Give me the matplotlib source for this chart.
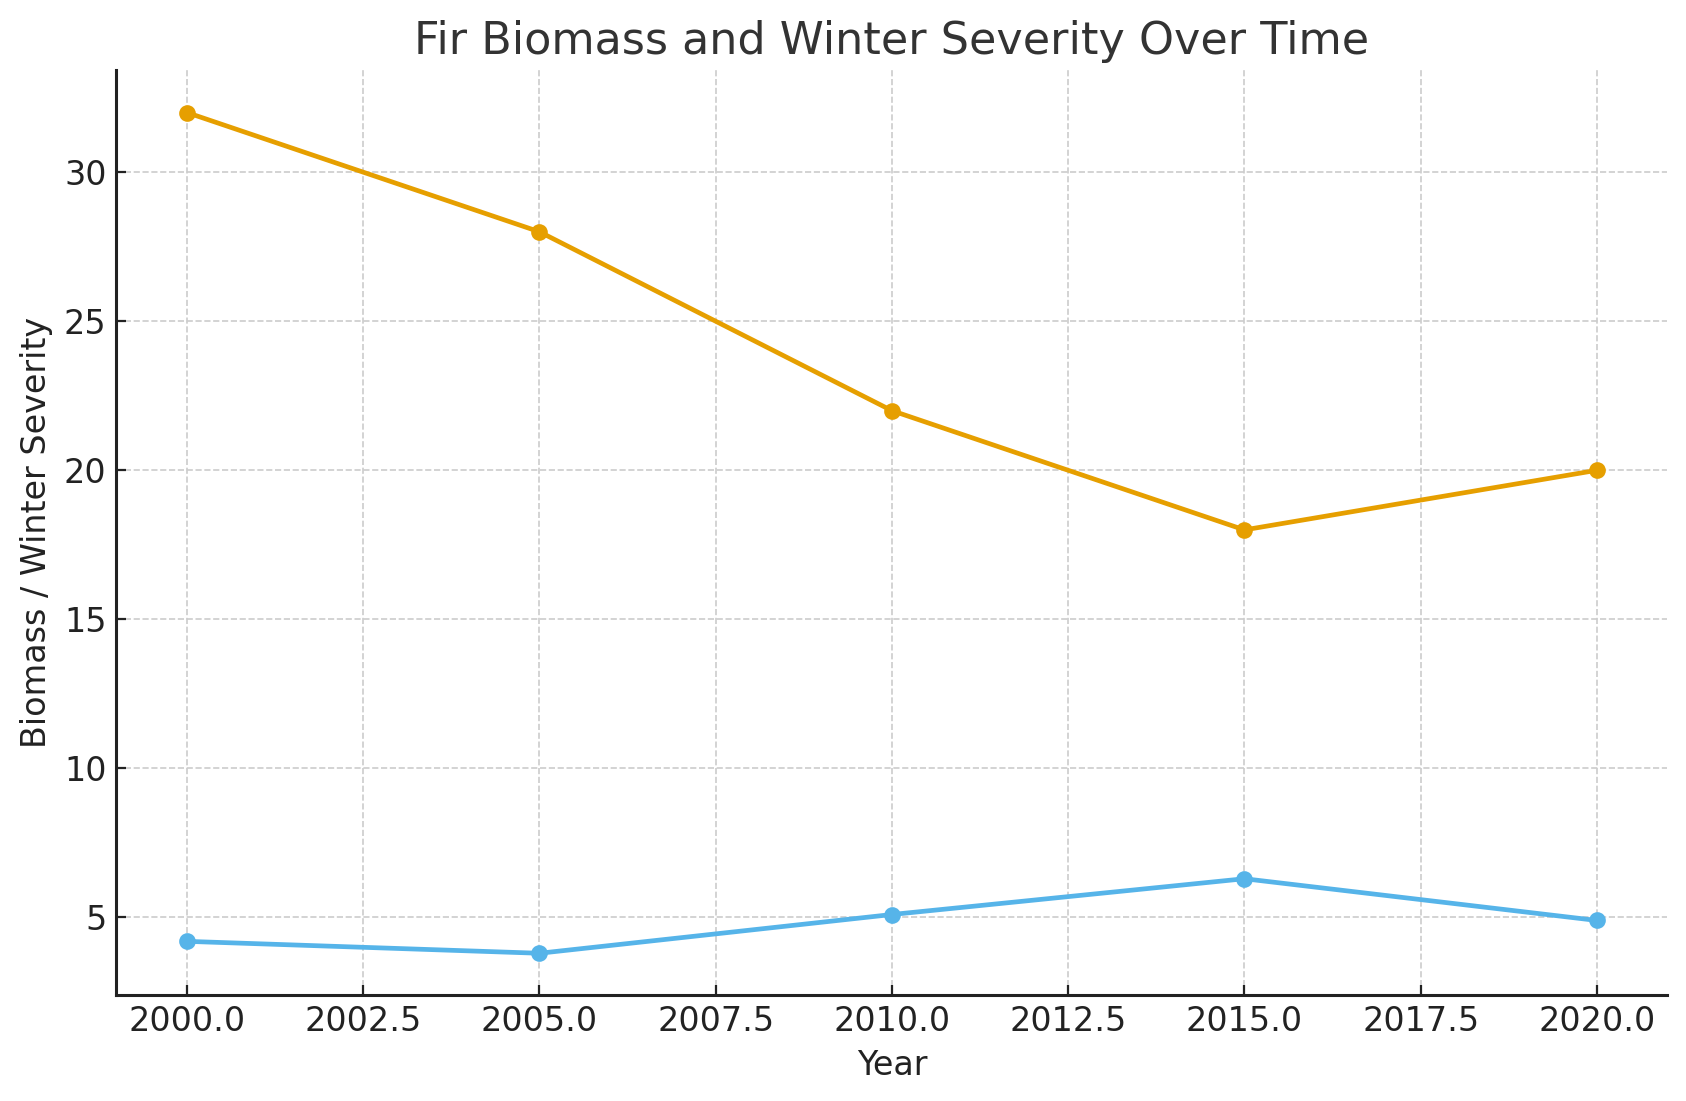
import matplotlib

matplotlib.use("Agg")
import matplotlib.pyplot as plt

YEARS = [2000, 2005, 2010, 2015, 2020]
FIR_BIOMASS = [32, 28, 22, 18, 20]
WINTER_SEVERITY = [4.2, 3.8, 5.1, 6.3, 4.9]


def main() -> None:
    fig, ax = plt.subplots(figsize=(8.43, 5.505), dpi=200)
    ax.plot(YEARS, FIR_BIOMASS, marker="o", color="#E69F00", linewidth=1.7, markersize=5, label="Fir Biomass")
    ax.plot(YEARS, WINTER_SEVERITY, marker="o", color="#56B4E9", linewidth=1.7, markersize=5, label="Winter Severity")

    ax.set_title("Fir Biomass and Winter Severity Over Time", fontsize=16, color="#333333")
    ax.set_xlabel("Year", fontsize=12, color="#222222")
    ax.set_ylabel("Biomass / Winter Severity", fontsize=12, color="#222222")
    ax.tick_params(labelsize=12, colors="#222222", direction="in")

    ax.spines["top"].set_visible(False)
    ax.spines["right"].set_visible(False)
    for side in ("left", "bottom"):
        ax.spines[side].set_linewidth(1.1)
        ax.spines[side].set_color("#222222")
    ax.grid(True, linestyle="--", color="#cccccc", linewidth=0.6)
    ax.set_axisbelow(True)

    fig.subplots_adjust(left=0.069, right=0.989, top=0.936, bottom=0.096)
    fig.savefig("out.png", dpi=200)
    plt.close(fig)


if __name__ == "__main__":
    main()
..........
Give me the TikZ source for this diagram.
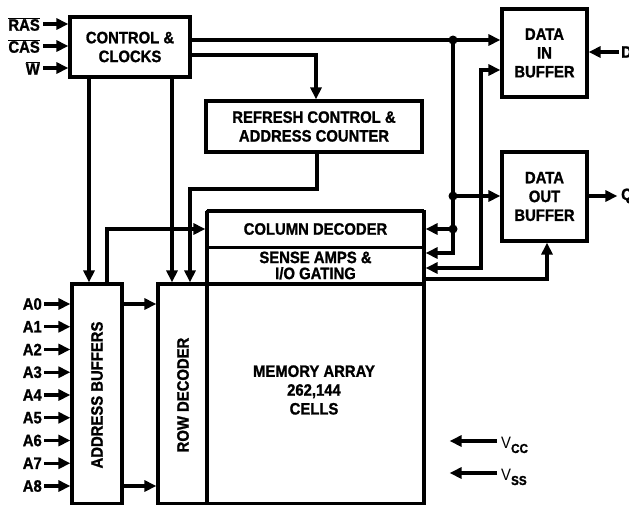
..........
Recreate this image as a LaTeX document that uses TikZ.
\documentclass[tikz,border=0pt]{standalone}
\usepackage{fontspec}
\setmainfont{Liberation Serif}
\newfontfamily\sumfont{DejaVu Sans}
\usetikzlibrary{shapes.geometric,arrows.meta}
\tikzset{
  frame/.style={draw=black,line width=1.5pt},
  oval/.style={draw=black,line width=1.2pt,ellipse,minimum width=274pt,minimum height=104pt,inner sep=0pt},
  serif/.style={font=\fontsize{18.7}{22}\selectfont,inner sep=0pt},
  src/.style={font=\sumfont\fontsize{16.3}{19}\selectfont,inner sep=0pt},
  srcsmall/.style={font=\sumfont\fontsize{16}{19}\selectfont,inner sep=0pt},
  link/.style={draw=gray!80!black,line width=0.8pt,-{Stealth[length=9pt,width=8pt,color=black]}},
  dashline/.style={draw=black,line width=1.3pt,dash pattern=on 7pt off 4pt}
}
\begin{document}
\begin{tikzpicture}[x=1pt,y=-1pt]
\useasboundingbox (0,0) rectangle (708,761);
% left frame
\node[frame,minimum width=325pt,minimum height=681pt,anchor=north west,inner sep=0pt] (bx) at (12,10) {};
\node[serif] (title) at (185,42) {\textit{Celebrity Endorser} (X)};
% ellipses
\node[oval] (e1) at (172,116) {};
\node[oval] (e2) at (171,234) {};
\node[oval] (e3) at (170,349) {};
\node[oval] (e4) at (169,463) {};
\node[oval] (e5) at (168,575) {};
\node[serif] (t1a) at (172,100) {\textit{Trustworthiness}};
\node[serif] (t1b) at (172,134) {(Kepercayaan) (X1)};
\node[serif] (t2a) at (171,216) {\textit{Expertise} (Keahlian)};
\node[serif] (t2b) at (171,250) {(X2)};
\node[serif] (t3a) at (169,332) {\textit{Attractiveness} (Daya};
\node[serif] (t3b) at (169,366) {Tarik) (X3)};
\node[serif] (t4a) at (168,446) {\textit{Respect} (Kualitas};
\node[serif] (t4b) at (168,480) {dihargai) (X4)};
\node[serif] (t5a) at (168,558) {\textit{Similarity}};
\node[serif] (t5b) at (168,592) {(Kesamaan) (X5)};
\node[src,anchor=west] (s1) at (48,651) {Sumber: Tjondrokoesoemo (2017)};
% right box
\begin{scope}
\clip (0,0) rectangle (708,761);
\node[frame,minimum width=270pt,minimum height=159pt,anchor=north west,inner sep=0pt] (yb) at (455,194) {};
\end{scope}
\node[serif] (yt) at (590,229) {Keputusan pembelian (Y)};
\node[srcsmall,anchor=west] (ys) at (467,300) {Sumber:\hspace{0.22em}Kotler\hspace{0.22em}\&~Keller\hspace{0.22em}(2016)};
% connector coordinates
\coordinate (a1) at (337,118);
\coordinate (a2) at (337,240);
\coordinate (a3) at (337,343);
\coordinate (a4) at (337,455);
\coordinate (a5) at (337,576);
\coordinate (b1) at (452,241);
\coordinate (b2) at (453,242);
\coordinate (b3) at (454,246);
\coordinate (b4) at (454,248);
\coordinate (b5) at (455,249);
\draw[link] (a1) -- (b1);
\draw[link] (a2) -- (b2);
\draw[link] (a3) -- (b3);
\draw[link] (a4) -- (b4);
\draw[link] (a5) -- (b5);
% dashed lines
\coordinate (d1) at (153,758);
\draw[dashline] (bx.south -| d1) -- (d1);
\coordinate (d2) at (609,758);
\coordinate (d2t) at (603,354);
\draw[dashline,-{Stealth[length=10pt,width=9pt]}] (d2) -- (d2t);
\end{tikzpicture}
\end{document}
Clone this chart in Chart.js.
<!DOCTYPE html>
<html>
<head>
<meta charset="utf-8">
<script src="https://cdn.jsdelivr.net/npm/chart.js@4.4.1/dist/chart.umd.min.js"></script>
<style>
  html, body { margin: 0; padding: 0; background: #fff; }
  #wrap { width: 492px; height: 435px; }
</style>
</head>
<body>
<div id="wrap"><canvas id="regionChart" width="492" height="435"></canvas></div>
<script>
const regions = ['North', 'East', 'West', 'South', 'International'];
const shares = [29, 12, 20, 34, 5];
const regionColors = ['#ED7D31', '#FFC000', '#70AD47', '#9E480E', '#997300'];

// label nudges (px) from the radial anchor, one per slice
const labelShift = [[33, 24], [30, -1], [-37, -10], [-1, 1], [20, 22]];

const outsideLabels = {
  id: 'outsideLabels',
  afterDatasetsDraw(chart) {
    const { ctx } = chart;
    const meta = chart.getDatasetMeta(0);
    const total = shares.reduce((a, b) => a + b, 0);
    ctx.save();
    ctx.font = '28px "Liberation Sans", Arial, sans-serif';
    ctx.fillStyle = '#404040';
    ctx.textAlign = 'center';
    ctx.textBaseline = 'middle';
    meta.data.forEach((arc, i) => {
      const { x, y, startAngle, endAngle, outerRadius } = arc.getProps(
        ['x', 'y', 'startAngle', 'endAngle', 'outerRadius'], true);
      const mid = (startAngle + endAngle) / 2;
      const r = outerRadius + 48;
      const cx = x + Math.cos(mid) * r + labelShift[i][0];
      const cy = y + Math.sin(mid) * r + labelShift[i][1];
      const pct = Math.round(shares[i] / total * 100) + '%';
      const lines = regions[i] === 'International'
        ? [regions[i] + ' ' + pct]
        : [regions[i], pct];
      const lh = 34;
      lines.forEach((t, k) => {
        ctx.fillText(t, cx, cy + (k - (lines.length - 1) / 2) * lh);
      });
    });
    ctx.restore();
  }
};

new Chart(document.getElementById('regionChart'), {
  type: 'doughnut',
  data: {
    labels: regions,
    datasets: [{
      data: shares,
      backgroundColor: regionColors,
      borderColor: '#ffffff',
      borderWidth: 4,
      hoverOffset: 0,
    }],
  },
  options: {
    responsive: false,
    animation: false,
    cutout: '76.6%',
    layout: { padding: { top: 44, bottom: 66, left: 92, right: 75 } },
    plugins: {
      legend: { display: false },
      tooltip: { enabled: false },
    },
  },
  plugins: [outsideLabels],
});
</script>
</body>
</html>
..........
Check the data for the word "this" and pull out the lines that have it.

# Solved exercise:
Give me the matplotlib source for this chart.
Give me the TikZ source for this diagram.
Recreate this image as a LaTeX document that uses TikZ.
Clone this chart in Chart.js.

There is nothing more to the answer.